Access MaxCompute data with Spark SQL-AnalyticDB(AnalyticDB)-阿里云帮助中心

Use Spark SQL in AnalyticDB for MySQL to read from and write to MaxCompute.

Prerequisites

An AnalyticDB for MySQL Enterprise Edition, Basic Edition, or Data Lakehouse Edition cluster is created.
A database account is created for the AnalyticDB for MySQL cluster.
- If you use an Alibaba Cloud account, you need to only create a privileged account.
- If you use a Resource Access Management (RAM) user, you must create a privileged account and a standard account and associate the standard account with the RAM user.
A job resource group has been created in the AnalyticDB for MySQL cluster.
MaxCompute and AnalyticDB for MySQL must be in the same region. For more information, see Activate MaxCompute.
A MaxCompute project has been created. For more information, see Create a MaxCompute Project.

Procedure

Log on to the AnalyticDB for MySQL console. In the upper-left corner of the console, select a region.

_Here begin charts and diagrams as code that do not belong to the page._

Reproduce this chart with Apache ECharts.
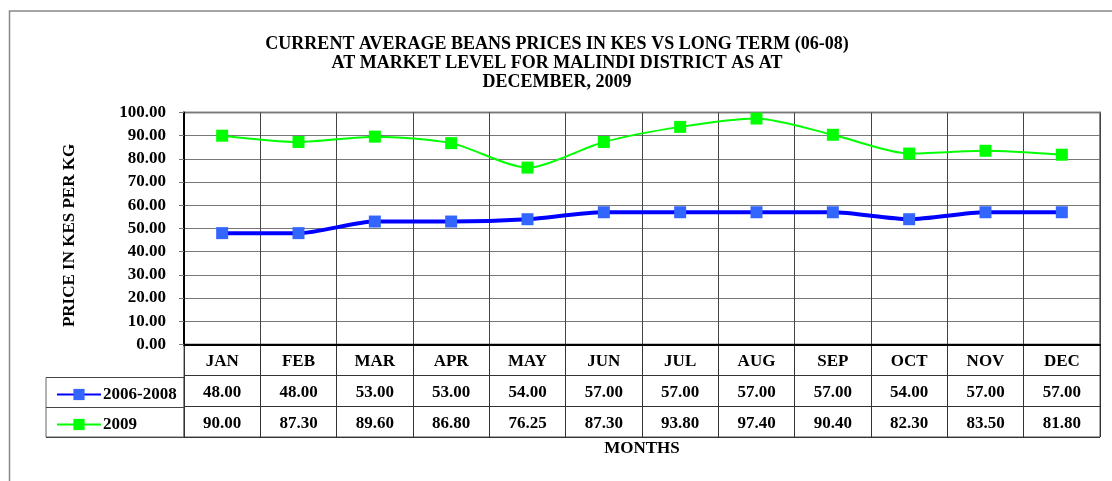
<!DOCTYPE html>
<html><head><meta charset="utf-8">
<script src="https://cdn.jsdelivr.net/npm/echarts@6/dist/echarts.min.js"></script>
<style>html,body{margin:0;padding:0;background:#fff}#c{width:1112px;height:481px}</style>
</head><body><div id="c"></div>
<script>
var months = ['JAN','FEB','MAR','APR','MAY','JUN','JUL','AUG','SEP','OCT','NOV','DEC'];
var longTerm = [48.00,48.00,53.00,53.00,54.00,57.00,57.00,57.00,57.00,54.00,57.00,57.00];
var cur2009 = [90.00,87.30,89.60,86.80,76.25,87.30,93.80,97.40,90.40,82.30,83.50,81.80];
var seriesNames = ['2006-2008','2009'];
var titleLines = ['CURRENT AVERAGE BEANS PRICES IN KES VS LONG TERM (06-08)','AT MARKET LEVEL FOR MALINDI DISTRICT AS AT','DECEMBER, 2009'];

var FONT = '"Liberation Serif","Times New Roman",serif';
var FS = 17;
var tableData = [];
months.forEach(function(m,i){
  tableData.push([i,0.5,m]);
  tableData.push([i,1.5,longTerm[i].toFixed(2)]);
  tableData.push([i,2.5,cur2009[i].toFixed(2)]);
});

var chart = echarts.init(document.getElementById('c'));
chart.setOption({
  animation:false,
  backgroundColor:'#fff',
  title:{text:titleLines.join('\n'), left:552, textAlign:'center', top:30,
    textStyle:{fontFamily:FONT,fontWeight:'bold',fontSize:18,lineHeight:19,color:'#000'}},
  legend:{orient:'vertical', left:51, top:381, itemWidth:44, itemHeight:14, itemGap:13,
    data:seriesNames, textStyle:{fontFamily:FONT,fontWeight:'bold',fontSize:FS,color:'#000',lineHeight:14,padding:[0,0,0,-3]}},
  graphic:[{type:'rect', left:7, top:8.5, shape:{width:1300,height:600}, style:{fill:'none',stroke:'#888',lineWidth:1.5}, silent:true}],
  grid:[
    {left:184, right:12, top:112.5, bottom:136.5, show:true, borderColor:'#888', borderWidth:2},
    {left:184, right:12, top:344.5, height:92.5, show:true, borderColor:'#555', borderWidth:1},
    {left:46, width:138, top:377.5, height:59.5, show:true, borderColor:'#666', borderWidth:1}
  ],
  xAxis:[
    {type:'category', gridIndex:0, data:months, boundaryGap:true,
      axisLine:{lineStyle:{color:'#000',width:2}}, axisTick:{show:false}, axisLabel:{show:false},
      splitLine:{show:true,lineStyle:{color:'#444',width:1}}},
    {type:'category', gridIndex:1, data:months, boundaryGap:true,
      axisLine:{show:false}, axisTick:{show:false}, axisLabel:{show:false},
      splitLine:{show:true,lineStyle:{color:'#333',width:1}},
      name:'MONTHS', nameLocation:'middle', nameGap:3,
      nameTextStyle:{fontFamily:FONT,fontWeight:'bold',fontSize:FS,color:'#000'}},
    {type:'value', gridIndex:2, show:false}
  ],
  yAxis:[
    {type:'value', gridIndex:0, min:0, max:100, interval:10,
      axisLine:{show:true,lineStyle:{color:'#000',width:2}},
      axisTick:{show:true,length:5,lineStyle:{color:'#777'}},
      axisLabel:{margin:18, formatter:function(v){return v.toFixed(2);},
        fontFamily:FONT,fontWeight:'bold',fontSize:FS,color:'#000'},
      splitLine:{show:true,lineStyle:{color:'#777',width:1}},
      name:'PRICE IN KES PER KG', nameLocation:'middle', nameRotate:90, nameGap:106,
      nameTextStyle:{fontFamily:FONT,fontWeight:'bold',fontSize:FS,color:'#000',padding:[0,14,0,0]}},
    {type:'value', gridIndex:1, min:0, max:3, interval:1, inverse:true,
      axisLine:{show:false}, axisTick:{show:false}, axisLabel:{show:false},
      splitLine:{show:true,lineStyle:{color:'#333',width:1}}},
    {type:'value', gridIndex:2, min:0, max:2, interval:1,
      axisLine:{show:false}, axisTick:{show:false}, axisLabel:{show:false},
      splitLine:{show:true,lineStyle:{color:'#444',width:1}}}
  ],
  series:[
    {name:seriesNames[0], type:'line', xAxisIndex:0, yAxisIndex:0, data:longTerm, smooth:0.25,
      symbol:'rect', symbolSize:12, lineStyle:{color:'#0000FF',width:4}, itemStyle:{color:'#3366FF'}, z:3},
    {name:seriesNames[1], type:'line', xAxisIndex:0, yAxisIndex:0, data:cur2009, smooth:0.25,
      symbol:'rect', symbolSize:12, lineStyle:{color:'#00FF00',width:2}, itemStyle:{color:'#00FF00'}, z:4},
    {type:'custom', xAxisIndex:1, yAxisIndex:1, data:tableData, silent:true,
      renderItem:function(params, api){
        var p = api.coord([api.value(0), api.value(1)]);
        return {type:'text', x:p[0], y:p[1]+2, style:{text:tableData[params.dataIndex][2], align:'center', verticalAlign:'middle',
          font:'bold '+FS+'px '+FONT, fill:'#000'}};
      }}
  ]
});
</script></body></html>
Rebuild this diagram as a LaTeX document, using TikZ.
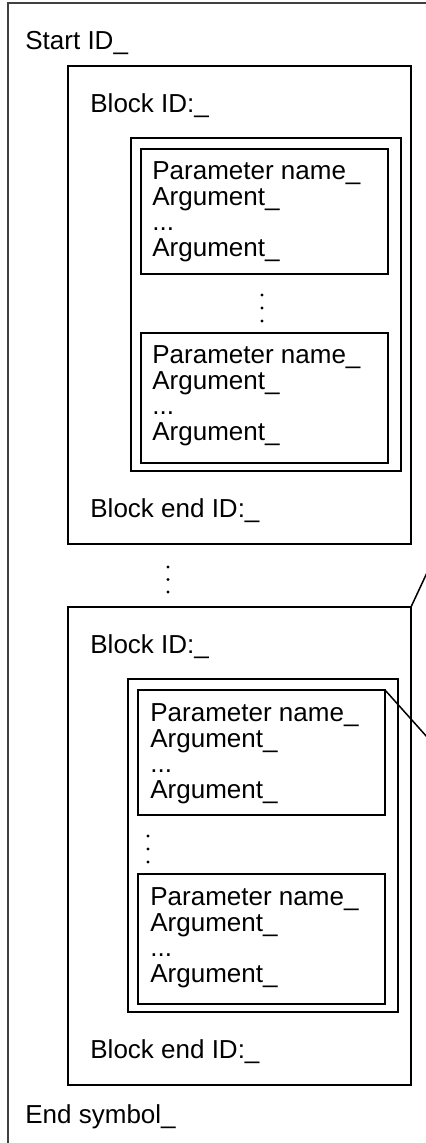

In the left-side navigation pane, click Clusters. Find the cluster that you want to manage and click the cluster ID.
In the left-side navigation pane, choose Job Development > SQL Development.
In the SQL Console window, select the Spark engine and a job resource group.

Write a Spark SQL job.

SET spark.adb.version=3.3;
SET spark.adb.connectors=odps;
SET spark.sql.catalog.odps=org.apache.spark.sql.execution.datasources.v2.odps.OdpsTableCatalog;
SET spark.sql.extensions=org.apache.spark.sql.execution.datasources.v2.odps.extension.OdpsExtensions;
SET spark.hadoop.odps.project.name=spark_on_maxcompute;
SET spark.hadoop.odps.end.point=https://service.cn-hangzhou-vpc.maxcompute.aliyun-inc.com/api;
SET spark.hadoop.odps.access.id=yourAccessKeyID;
SET spark.hadoop.odps.access.key=yourAccessKeySecret;
SET spark.sql.catalog.odps.tableWriteProvider=tunnel;
SET spark.sql.catalog.odps.tableReadProvider=tunnel;

-- In this example, the project name is 'spark_on_maxcompute'. Make sure that this name is the same as the value of the spark.hadoop.odps.project.name parameter.
CREATE TABLE odps.spark_on_maxcompute.spark_test(k1 int, k2 string) partitioned BY (part int);
INSERT INTO odps.spark_on_maxcompute.spark_test PARTITION(part=1) VALUES(1, 'aaa');
SELECT * FROM odps.spark_on_maxcompute.spark_test WHERE part=1;

The following table describes the parameters.

Parameter	Description
spark.adb.version	The Spark version. Only versions `3.3` and `3.5` support accessing the MaxCompute data source. You can use either version.
spark.adb.connectors	The name of the data source. When you read data from or write data to MaxCompute, set this parameter to `odps`.
spark.sql.catalog.<catalog_name>	Spark SQL supports the configuration of data sources. The `catalog_name` in the parameter name is customizable. When you read data from or write data to MaxCompute, this parameter must be set to `org.apache.spark.sql.execution.datasources.v2.odps.OdpsTableCatalog`. For example: `spark.sql.catalog.odps=org.apache.spark.sql.execution.datasources.v2.odps.OdpsTableCatalog`.
spark.sql.extensions	Spark SQL extension. Set this to `org.apache.spark.sql.execution.datasources.v2.odps.extension.OdpsExtensions` to read data from and write data to MaxCompute.
spark.hadoop.odps.project.name	MaxCompute project name. The example in this topic is `spark_on_maxcompute`. Note This is the MaxCompute project name, not the workspace name. You can log on to the MaxCompute console, switch the region in the upper-left corner, and in the left navigation bar, select Manage Configurations > Projects to view the specific MaxCompute project name.
spark.hadoop.odps.endpoint	The VPC endpoint of the region where MaxCompute is deployed.
spark.hadoop.odps.access.id	The AccessKey pair of an Alibaba Cloud account or a RAM user that has the permissions to access the MaxCompute project.
spark.hadoop.odps.access.key
spark.sql.catalog.odps.tableWriteProvider	The type of interface used to write data. When you write data to MaxCompute, the value must be `tunnel`. This indicates that data is written to MaxCompute by using Tunnel. Note If you only need to read MaxCompute data, you do not need to configure this parameter.
spark.sql.catalog.odps.tableReadProvider	The type of interface used to read data. When you read data from MaxCompute, set this parameter to `tunnel`, which indicates that data is read from MaxCompute by using Tunnel. Note If you only need to write data to MaxCompute, you do not need to configure this parameter.

Click Execute.
After the Spark job runs successfully, go to the Spark JAR Development page, click the Applications tab, and click Logs to view the table data. For more information, see Spark Development Editor.